University of Diffa
- Type: Public university
- Established: 2014
- Rector: Ali Mahamane
- Undergraduates: Licence
- Postgraduates: Master
- Doctoral students: Doctorate
- Location: Diffa, Diffa Region 13°19′N 12°37′E﻿ / ﻿13.32°N 12.62°E
- Website: www.univ-diffa.ne

= University of Diffa =

The University of Diffa (UDA) is a public university located in Diffa, Niger, approximately 1355 km east of Niamey.

== History ==
The project to create four universities (Agadez, Diffa, Dosso, Tillabéri) was adopted by the council of ministers on April 10, 2014 and subsequently unanimously approved by the deputies of the National Assembly.
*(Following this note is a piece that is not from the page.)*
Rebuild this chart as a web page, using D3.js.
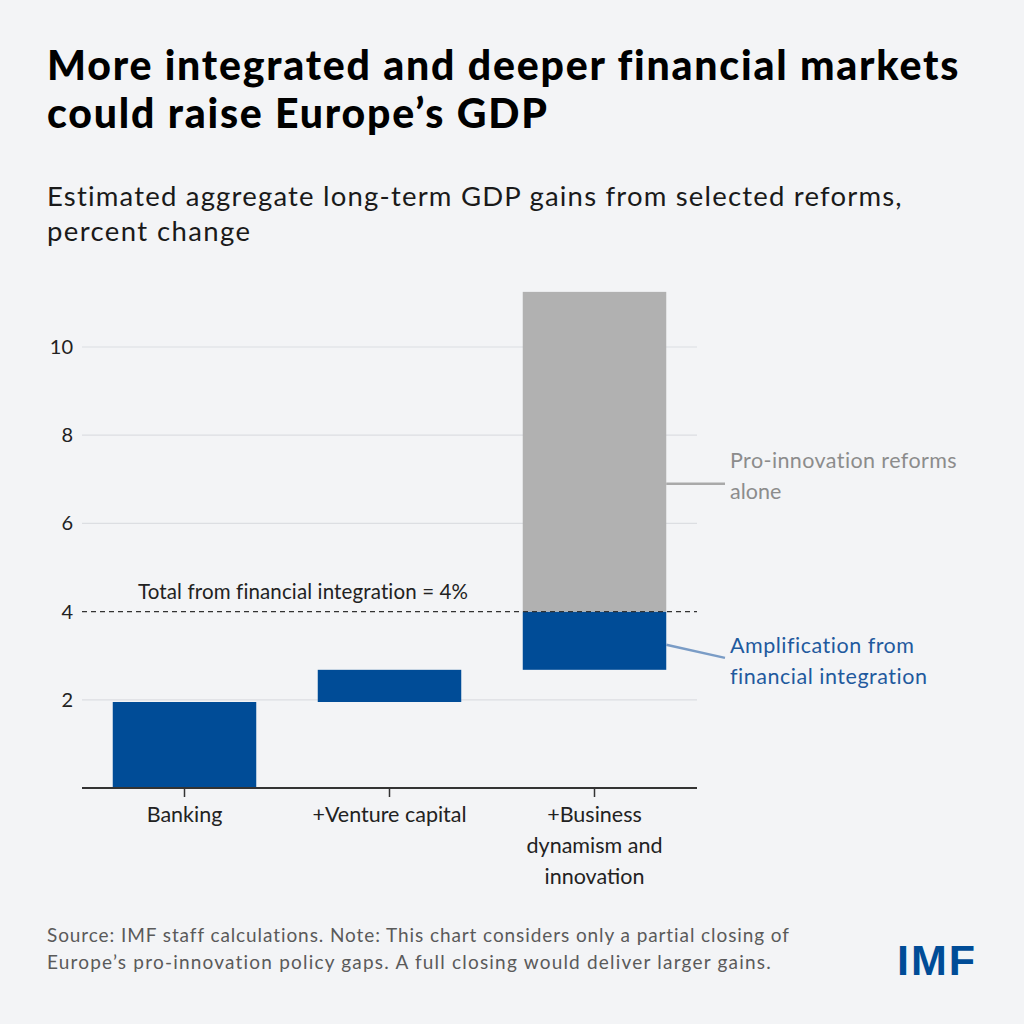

The university was officially established by law n° 2014-40 on August 19, 2014.

== Specialization ==
Given the region's challenges with desertification and the drying up of Lake Chad, the University of Diffa specializes in environmental issues. Additionally, due to insecurity caused by the Boko Haram insurgency in the Lake Chad basin, the university undertakes numerous activities promoting peace to support the efforts of public authorities in the region.

== Composition ==
As of 2015, the university comprises an Institute of Higher Education in Environment and Ecology (IS2E) and a Faculty of Agronomic Sciences (FSA). It also includes four technical services: an Ecological and Environmental Monitoring Unit, a Mutualized Cell, a Peace and Development Unit, and a Quality Assurance Cell.